Doesn't Australia have a first time home buyers credit of $44K? That could help put a temporary floor in their housing market.

Anonymous said...

Makes you wonder how many domestic citizens were lured into borrowing too much by the home tax credit. So what happens when the tax credit is no longer extant here, and interest rates start to go up?

Loan standards are still so far out of step with the rest of the world that the taxpayer is being forced to guarantee mortgages just to keep borrowing going. This is a silly situation. The bank wants domestic citizens to save nothing, which forces all borrowing to come from overseas. Then loan standards are set so low that high defaults occur.

Overseas savers have no interest in high default products. On top of this interest rates so low that they don't even cover inflation, let alone the default rate. The taxpayer is doomed under this scenario.
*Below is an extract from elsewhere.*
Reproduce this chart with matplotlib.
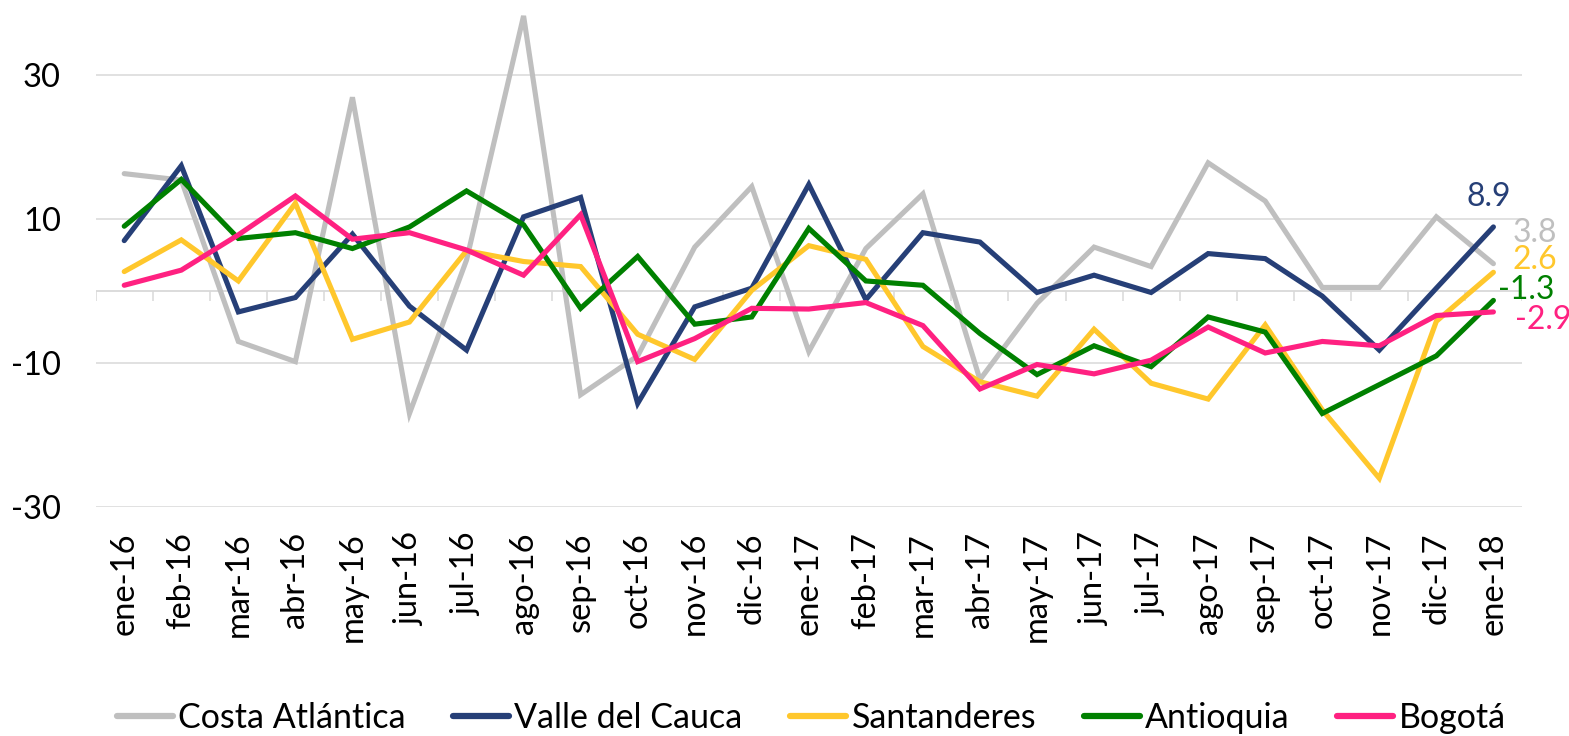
#%%
# Variación anual por región (ene-16 a ene-18)
import numpy as np
import matplotlib.pyplot as plt

plt.rcParams['font.family'] = ['Lato', 'DejaVu Sans']
plt.rcParams['axes.unicode_minus'] = False

# datos
meses = ['ene-16', 'feb-16', 'mar-16', 'abr-16', 'may-16', 'jun-16', 'jul-16', 'ago-16',
         'sep-16', 'oct-16', 'nov-16', 'dic-16', 'ene-17', 'feb-17', 'mar-17', 'abr-17',
         'may-17', 'jun-17', 'jul-17', 'ago-17', 'sep-17', 'oct-17', 'nov-17', 'dic-17', 'ene-18']

costa = [16.3, 15.4, -7.0, -9.8, 26.9, -17.0, 4.3, 38.2, -14.4, -9.0, 6.1, 14.5, -8.4,
         5.9, 13.5, -12.3, -1.7, 6.1, 3.4, 17.8, 12.5, 0.5, 0.5, 10.3, 3.8]
valle = [7.0, 17.4, -2.9, -0.9, 7.9, -2.1, -8.2, 10.3, 13.0, -15.6, -2.2, 0.4, 14.8,
         -1.2, 8.1, 6.8, -0.2, 2.2, -0.2, 5.2, 4.5, -0.7, -8.2, 0.4, 8.9]
santanderes = [2.7, 7.1, 1.4, 12.2, -6.7, -4.3, 5.6, 4.1, 3.4, -6.0, -9.5, 0.1, 6.3,
               4.4, -7.7, -12.6, -14.6, -5.3, -12.8, -15.0, -4.7, -16.5, -26.0, -4.2, 2.6]
antioquia = [9.0, 15.5, 7.3, 8.1, 5.9, 8.9, 13.9, 9.2, -2.4, 4.8, -4.6, -3.6, 8.7,
             1.4, 0.8, -5.9, -11.6, -7.6, -10.5, -3.6, -5.7, -17.0, -13.0, -9.0, -1.3]
bogota = [0.8, 2.9, 7.8, 13.2, 7.2, 8.1, 5.7, 2.2, 10.6, -9.8, -6.6, -2.4, -2.5,
          -1.6, -4.8, -13.6, -10.2, -11.5, -9.6, -5.0, -8.6, -7.0, -7.6, -3.4, -2.9]

series = [('Costa Atlántica', costa, '#BFBFBF'),
          ('Valle del Cauca', valle, '#263F77'),
          ('Santanderes', santanderes, '#FFC72C'),
          ('Antioquia', antioquia, '#008000'),
          ('Bogotá', bogota, '#FF2181')]

# desplazamiento (px) de la etiqueta del último valor
label_offsets = {'Costa Atlántica': (19, 31, 'left'),
                 'Valle del Cauca': (-5, 30, 'center'),
                 'Santanderes': (19, 12, 'left'),
                 'Antioquia': (5, 10, 'left'),
                 'Bogotá': (22, -8, 'left')}

fig = plt.figure(figsize=(15.69, 7.36), dpi=100)
ax = fig.add_axes([0.061, 0.311, 0.909, 0.685])

x = np.arange(len(meses))
for name, vals, color in series:
    ax.plot(x, vals, color=color, lw=3.7, label=name, solid_capstyle='round',
            solid_joinstyle='miter', zorder=3)
    dx, dy, ha = label_offsets[name]
    ax.annotate(f'{vals[-1]:.1f}', xy=(x[-1], vals[-1]), xytext=(dx, dy),
                textcoords='offset pixels', ha=ha, va='center', color=color,
                fontsize=23, zorder=4)

# ejes
ax.set_xlim(-0.5, len(meses) - 0.5)
ax.set_ylim(-30, 40)
ax.set_yticks([-30, -10, 10, 30])
ax.grid(axis='y', color='#D9D9D9', lw=1.1)
ax.set_axisbelow(True)
ax.axhline(0, color='#D9D9D9', lw=1.3, zorder=1)
ax.vlines(np.arange(-0.5, len(meses)), -1.4, 0, color='#D9D9D9', lw=1.1, zorder=1)

ax.set_xticks(x)
ax.set_xticklabels(meses, rotation=90, fontsize=23.5)
ax.tick_params(axis='x', length=0, pad=18)
ax.tick_params(axis='y', length=0, pad=25, labelsize=23.5)
for s in ax.spines.values():
    s.set_visible(False)

leg = fig.legend(loc='center', bbox_to_anchor=(0.517, 0.0245), ncol=5, frameon=False,
                 fontsize=24.5, handlelength=1.65, handletextpad=0.15, columnspacing=1.4)
for h in leg.get_lines():
    h.set_linewidth(4.5)

plt.savefig('out.png', dpi=100)
# %%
Is the central bank deliberately trying to bankrupt the country, or is this just another unintended side effect that the bank doesn't care about?

Let home prices attenuate to where the median person can afford them without expensive taxpayer subsidies already.

Anonymous said...

Oz has the highest home prices in the world, but just like in CA, rent prices are much more reasonable. It took 5 years for the CA home bubble to pop, maybe Oz can go a bit longer on the China story, but it can't go on forever.

EU

barnaby33 said...

Having lived in Oz for a couple of months at the end of 08 (Bondi Beach), it was refreshing to see denial is even thicker there than in the US.

House prices in Sydney were retardedly out of whack with incomes. Taxes are higher, which means effective salaries are lower. Oz is a one trick economy, resources! Oh and all the loans are recourse and 5 years ARMS at best! All I can say is, we're all subprime now.

Tim said...

What I liked best about Jessica's story was the use of the phrase "house price Cassandra" in the lead paragraph, words that brought back memories of the U.S. housing bubble when it was fully inflated about five years ago.

Except for the Chinese and the Aussies, "we're all Cassandras now".